▶ _Stated goal_: Go through the listing below and gather every line with the word "that".

▶ _Given information_:
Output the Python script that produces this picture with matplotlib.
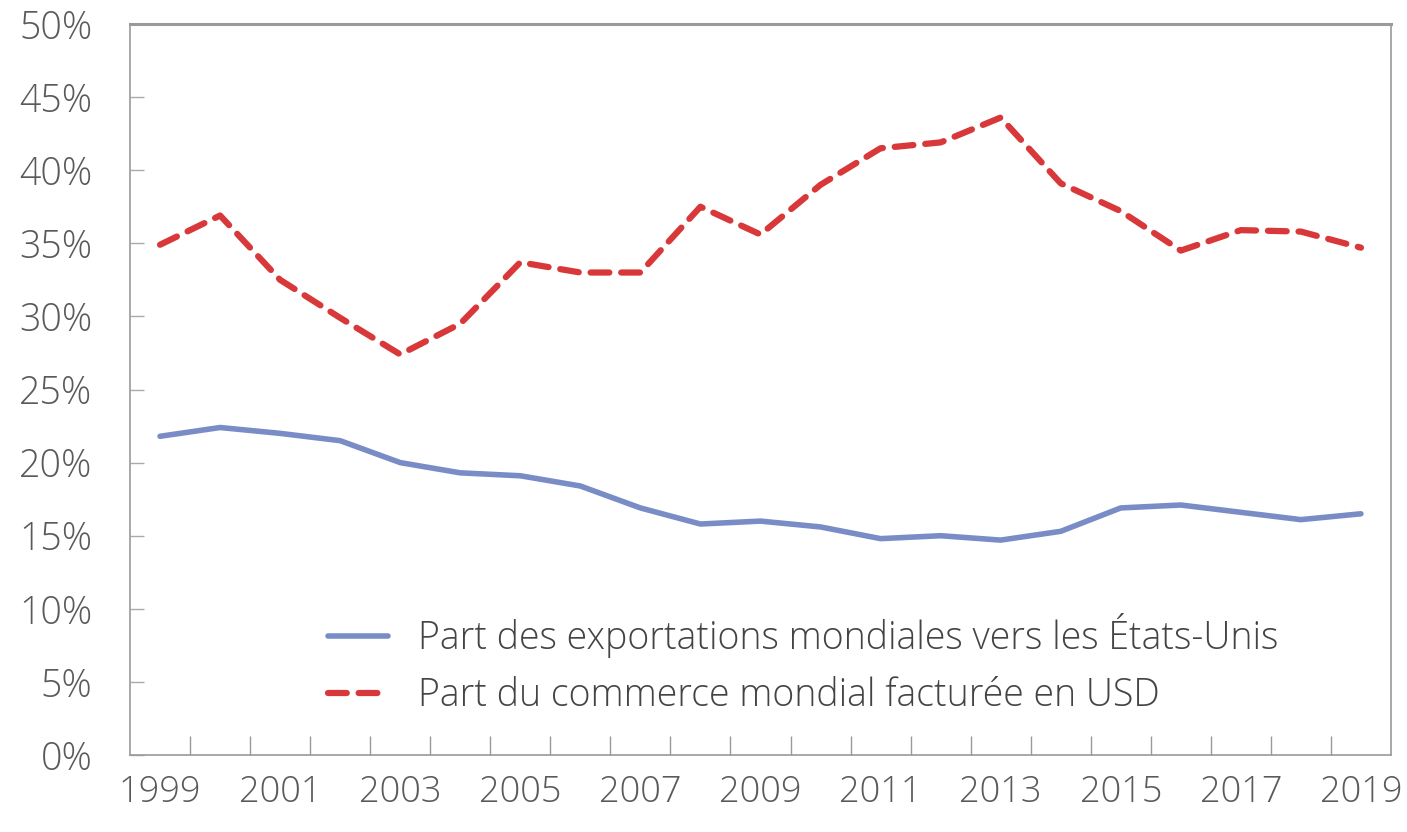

---

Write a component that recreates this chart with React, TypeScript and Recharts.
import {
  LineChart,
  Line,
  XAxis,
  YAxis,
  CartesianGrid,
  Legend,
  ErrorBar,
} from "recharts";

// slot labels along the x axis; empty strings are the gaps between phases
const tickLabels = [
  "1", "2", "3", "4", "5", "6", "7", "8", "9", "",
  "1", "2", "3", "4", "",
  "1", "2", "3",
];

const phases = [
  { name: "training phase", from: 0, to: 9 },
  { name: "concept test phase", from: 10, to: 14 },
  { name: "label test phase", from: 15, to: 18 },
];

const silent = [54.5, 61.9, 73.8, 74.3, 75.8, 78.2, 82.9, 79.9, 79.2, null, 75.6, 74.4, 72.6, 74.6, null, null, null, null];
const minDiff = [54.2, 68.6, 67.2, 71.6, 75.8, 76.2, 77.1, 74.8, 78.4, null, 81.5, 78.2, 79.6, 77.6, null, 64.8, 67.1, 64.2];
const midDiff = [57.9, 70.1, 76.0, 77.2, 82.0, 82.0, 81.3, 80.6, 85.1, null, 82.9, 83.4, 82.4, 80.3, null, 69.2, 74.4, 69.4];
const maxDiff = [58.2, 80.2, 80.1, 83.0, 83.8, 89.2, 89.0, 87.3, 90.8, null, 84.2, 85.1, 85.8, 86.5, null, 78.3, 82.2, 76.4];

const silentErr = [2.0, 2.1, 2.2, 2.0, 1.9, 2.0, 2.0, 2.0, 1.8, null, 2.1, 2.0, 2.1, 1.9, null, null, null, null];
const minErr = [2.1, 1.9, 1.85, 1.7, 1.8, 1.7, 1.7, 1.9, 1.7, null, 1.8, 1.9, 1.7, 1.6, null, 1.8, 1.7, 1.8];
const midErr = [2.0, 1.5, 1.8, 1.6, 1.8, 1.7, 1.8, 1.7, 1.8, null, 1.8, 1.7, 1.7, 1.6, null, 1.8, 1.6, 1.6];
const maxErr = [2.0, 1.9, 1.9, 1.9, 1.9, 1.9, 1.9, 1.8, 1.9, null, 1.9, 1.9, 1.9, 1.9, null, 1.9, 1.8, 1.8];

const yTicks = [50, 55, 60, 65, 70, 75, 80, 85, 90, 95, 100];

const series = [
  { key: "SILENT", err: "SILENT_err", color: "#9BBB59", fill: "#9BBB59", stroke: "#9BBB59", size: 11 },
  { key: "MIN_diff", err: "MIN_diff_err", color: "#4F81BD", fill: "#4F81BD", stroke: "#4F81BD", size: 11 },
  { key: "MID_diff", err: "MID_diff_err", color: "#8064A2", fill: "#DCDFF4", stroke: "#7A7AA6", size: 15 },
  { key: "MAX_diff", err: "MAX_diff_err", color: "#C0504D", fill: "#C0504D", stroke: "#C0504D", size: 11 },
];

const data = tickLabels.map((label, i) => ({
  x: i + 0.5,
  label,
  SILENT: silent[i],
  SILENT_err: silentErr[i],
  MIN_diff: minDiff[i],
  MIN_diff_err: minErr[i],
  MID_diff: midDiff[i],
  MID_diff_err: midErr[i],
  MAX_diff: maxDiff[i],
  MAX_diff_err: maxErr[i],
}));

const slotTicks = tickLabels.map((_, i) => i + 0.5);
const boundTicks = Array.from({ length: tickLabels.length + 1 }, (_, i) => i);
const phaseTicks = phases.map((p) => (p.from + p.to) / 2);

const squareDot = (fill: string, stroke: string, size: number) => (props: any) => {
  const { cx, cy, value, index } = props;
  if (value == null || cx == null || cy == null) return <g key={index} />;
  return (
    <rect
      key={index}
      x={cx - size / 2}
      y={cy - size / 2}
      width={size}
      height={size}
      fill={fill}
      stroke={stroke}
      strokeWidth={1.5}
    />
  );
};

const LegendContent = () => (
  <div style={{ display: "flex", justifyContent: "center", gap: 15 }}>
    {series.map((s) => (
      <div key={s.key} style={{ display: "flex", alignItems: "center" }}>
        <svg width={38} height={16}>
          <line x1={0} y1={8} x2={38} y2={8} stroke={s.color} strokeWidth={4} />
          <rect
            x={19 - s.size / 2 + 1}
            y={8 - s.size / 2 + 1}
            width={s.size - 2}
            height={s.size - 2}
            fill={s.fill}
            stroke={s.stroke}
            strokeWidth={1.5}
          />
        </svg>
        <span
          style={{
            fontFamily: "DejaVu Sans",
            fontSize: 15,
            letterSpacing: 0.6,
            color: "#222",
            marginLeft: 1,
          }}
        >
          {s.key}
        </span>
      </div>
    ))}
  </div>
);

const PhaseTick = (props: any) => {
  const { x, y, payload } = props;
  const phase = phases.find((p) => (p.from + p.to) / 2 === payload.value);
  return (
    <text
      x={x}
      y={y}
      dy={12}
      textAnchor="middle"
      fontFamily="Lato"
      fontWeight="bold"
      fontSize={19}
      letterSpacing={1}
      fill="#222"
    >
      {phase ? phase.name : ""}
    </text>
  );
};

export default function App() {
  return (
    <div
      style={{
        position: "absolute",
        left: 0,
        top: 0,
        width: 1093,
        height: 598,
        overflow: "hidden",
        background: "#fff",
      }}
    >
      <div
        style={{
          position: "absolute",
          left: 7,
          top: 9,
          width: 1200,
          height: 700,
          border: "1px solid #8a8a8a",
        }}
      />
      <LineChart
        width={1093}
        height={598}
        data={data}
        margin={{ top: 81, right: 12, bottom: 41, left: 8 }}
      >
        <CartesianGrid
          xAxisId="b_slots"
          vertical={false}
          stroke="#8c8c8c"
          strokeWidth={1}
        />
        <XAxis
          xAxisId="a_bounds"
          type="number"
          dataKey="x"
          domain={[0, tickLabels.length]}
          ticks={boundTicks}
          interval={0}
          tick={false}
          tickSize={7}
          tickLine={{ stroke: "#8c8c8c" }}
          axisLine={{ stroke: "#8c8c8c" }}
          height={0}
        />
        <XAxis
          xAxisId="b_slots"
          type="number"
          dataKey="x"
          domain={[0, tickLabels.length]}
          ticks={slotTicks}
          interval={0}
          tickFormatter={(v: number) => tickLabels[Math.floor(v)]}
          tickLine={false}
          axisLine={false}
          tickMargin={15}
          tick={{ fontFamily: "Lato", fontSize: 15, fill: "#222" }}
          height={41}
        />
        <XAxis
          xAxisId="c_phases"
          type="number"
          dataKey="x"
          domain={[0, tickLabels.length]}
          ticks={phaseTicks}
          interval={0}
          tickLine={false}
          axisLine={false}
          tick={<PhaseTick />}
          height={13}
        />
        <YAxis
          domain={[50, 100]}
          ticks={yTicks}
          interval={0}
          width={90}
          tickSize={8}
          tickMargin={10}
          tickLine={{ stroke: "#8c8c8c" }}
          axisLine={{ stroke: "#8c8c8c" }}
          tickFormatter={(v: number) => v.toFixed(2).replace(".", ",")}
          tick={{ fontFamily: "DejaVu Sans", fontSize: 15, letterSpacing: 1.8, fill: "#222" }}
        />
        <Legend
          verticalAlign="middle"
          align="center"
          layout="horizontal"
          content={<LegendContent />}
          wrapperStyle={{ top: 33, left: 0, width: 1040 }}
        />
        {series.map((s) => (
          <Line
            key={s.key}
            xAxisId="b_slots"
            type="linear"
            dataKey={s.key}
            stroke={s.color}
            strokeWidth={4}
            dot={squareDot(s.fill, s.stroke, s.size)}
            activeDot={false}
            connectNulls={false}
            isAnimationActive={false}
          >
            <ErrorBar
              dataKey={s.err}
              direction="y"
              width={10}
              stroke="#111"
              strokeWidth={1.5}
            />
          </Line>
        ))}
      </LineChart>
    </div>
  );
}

▶ _Exercise solution_:
Output the Python script that produces this picture with matplotlib.
Write a component that recreates this chart with React, TypeScript and Recharts.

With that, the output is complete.